Fashion archive: The influence of the Great War on fashion - The Guardian

Woman wearing cape coat with bolster-like high collar, circa 1914

An ample cape with high collar was the latest fashion in 1914. Photograph: General Photographic Agency/Getty Images




In many respects London has never presented a more interesting array of fashions than at this season. The crowds of smart women from the Continent, and the prevailing quiet, good taste in dress is both restful and becoming at a time when everyone is feeling the depression of the war. After all, it is clearly a woman's duty to keep herself well dressed, though it may be on a slightly more economical scale than usual.


One is decidedly struck with the tendency to adopt - or rather adapt - several military styles of coats and capes. The cavalier cape of the summer has become more ample and closely fitting round the throat, while the loose military coat, slightly double-breasted and buttoning close to the neck, with a band collar or edging of narrow fur, is both extremely becoming and useful. These are usually made of a heavy face-cloth or velour, and must, of course, be lined with a silk of contrasting colour. An adaptation of the Russian soldier coat is another favourite. This is cut on somewhat straighter lines than the former and has a sash or girdle of heavy cord and tassel round the waist, tied loosely to the front or side.


House and Evening Gowns.

Here richness of tone and combinations of colour are very striking at the moment. With the sadly too necessary introduction of black - of which one sees more and more as the weeks go by - there is something particularly soothing in the rich shades which can be blended harmoniously with black, or at any rate which do not strike a discordant note. There is a sense of quiet sympathy, not of flaunting contrast. Warm browns and greens are perhaps most in evidence, blended with striped silk of many colours.

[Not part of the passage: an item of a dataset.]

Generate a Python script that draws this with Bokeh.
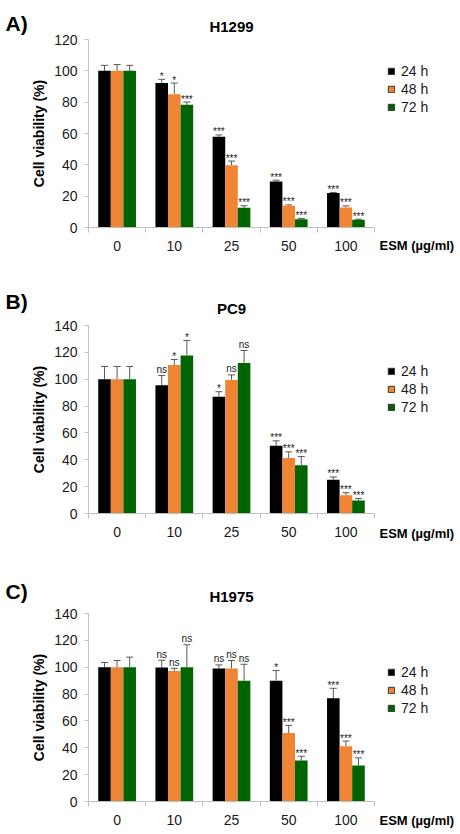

A very economical and becoming item for home wear is a simple blouse and tunic of black taffeta; the edge of the neck and front may be loosely button-holed with heavy black silk, and the long-ended sash round the waist edged in the same manner. This coarse button-holing is one of the latest ideas for edging. The advantage of such a tunic is that it can be worn over several skirts, such as velvet, soft silk, or a wool material, or even satin.


It is certainly wise to include black amongst one's gowns at this time, as occasions arise where it is more courteous to wear this colour for the sake of the feelings of others. A particularly charming evening gown for "all occasions" may be fashioned with black Chantilly lace, having the outer edge stitched on to a wide border of black silk net, this again being outlined with a narrow bordering of fur or a ruche of the net. For this one would suggest that the tunic should cross at the front and fall into long points on either side, nearly, if not quite, to the edge of the under-skirt; and then shaped or cut to come considerably higher on either side of the back, whence it falls again into a pointed train. Such an over bodice and tunic, if made by itself, can be worn over a white satin under-dress or one of whatever colour may be desired. These opportunities for sudden transformations are well to keep in mind at present.